(Saved entries)
==========
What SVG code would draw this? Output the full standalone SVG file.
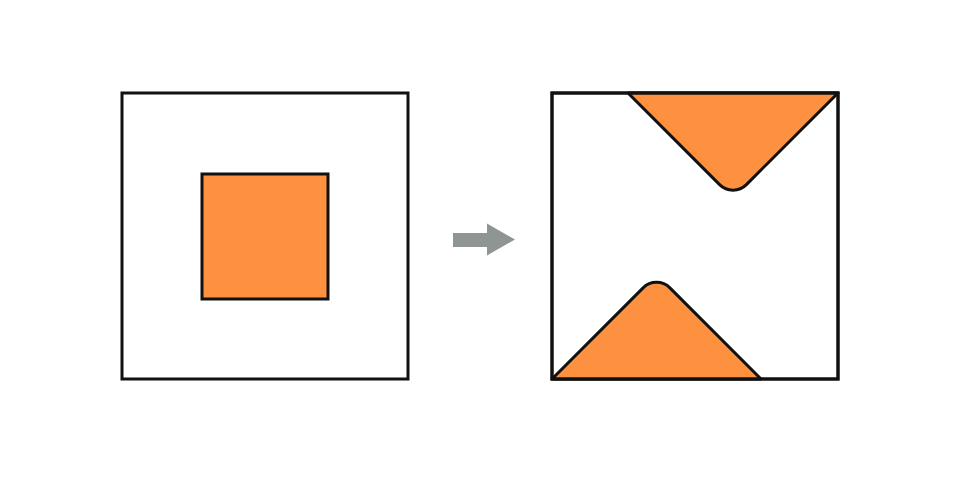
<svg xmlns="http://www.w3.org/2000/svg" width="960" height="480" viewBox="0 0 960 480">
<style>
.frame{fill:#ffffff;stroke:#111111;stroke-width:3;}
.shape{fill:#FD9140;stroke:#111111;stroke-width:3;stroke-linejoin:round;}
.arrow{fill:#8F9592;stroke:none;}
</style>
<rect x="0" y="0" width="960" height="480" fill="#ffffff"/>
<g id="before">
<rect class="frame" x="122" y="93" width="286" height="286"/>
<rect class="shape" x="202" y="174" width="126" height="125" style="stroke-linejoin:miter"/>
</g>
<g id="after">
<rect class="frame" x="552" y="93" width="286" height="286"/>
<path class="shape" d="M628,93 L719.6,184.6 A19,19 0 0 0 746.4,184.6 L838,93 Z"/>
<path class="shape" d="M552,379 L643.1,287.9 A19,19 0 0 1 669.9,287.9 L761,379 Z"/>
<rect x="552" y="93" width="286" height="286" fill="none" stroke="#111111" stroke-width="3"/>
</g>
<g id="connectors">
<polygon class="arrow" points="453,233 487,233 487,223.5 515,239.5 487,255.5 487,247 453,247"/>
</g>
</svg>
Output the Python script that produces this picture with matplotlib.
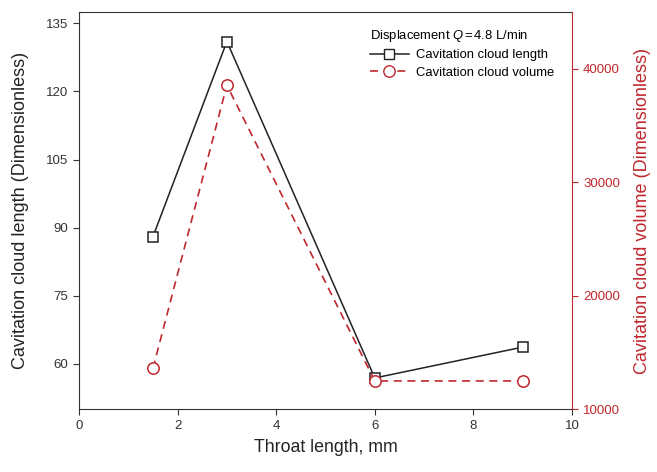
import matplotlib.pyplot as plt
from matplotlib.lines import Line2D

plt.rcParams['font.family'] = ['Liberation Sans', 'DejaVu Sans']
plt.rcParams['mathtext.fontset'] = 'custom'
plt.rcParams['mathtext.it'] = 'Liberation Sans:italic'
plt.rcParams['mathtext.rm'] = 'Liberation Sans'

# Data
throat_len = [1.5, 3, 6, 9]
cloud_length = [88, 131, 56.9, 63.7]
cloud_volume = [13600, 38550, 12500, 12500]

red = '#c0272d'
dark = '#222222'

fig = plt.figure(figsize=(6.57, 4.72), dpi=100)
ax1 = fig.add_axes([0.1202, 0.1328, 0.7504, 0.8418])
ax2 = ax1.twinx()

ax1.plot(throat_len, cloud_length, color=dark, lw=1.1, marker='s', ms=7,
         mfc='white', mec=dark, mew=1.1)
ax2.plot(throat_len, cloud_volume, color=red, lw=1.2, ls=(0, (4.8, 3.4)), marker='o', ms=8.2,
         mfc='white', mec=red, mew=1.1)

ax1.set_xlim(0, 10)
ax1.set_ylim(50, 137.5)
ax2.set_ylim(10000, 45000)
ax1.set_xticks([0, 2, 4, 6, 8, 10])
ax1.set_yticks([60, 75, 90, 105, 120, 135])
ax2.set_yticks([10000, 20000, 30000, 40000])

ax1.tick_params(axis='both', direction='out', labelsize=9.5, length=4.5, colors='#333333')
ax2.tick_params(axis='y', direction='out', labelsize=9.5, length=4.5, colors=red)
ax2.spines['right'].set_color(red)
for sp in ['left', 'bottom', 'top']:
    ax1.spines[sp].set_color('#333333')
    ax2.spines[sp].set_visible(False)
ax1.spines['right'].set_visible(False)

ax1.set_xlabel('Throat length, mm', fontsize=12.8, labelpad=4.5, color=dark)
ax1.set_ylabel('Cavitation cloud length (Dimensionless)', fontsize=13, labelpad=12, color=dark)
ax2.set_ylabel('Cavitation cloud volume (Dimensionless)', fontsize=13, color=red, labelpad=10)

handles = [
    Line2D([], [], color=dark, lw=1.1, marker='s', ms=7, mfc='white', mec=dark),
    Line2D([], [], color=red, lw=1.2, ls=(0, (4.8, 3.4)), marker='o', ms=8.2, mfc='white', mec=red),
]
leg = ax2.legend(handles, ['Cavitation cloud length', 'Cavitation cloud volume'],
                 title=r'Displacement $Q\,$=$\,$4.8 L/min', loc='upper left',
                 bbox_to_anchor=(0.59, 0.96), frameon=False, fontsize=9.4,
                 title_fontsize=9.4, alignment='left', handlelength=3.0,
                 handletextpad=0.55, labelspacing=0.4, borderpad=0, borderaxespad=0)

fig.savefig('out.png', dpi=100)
==========
__What to work on__
Leave out the pictures, and copy only the lines from the one holding "Output the Python" through the one holding "mfc='white', mec=red, mew=1.1)", exactly as written.

__Correct response__
Output the Python script that produces this picture with matplotlib.
import matplotlib.pyplot as plt
from matplotlib.lines import Line2D

plt.rcParams['font.family'] = ['Liberation Sans', 'DejaVu Sans']
plt.rcParams['mathtext.fontset'] = 'custom'
plt.rcParams['mathtext.it'] = 'Liberation Sans:italic'
plt.rcParams['mathtext.rm'] = 'Liberation Sans'

# Data
throat_len = [1.5, 3, 6, 9]
cloud_length = [88, 131, 56.9, 63.7]
cloud_volume = [13600, 38550, 12500, 12500]

red = '#c0272d'
dark = '#222222'

fig = plt.figure(figsize=(6.57, 4.72), dpi=100)
ax1 = fig.add_axes([0.1202, 0.1328, 0.7504, 0.8418])
ax2 = ax1.twinx()

ax1.plot(throat_len, cloud_length, color=dark, lw=1.1, marker='s', ms=7,
         mfc='white', mec=dark, mew=1.1)
ax2.plot(throat_len, cloud_volume, color=red, lw=1.2, ls=(0, (4.8, 3.4)), marker='o', ms=8.2,
         mfc='white', mec=red, mew=1.1)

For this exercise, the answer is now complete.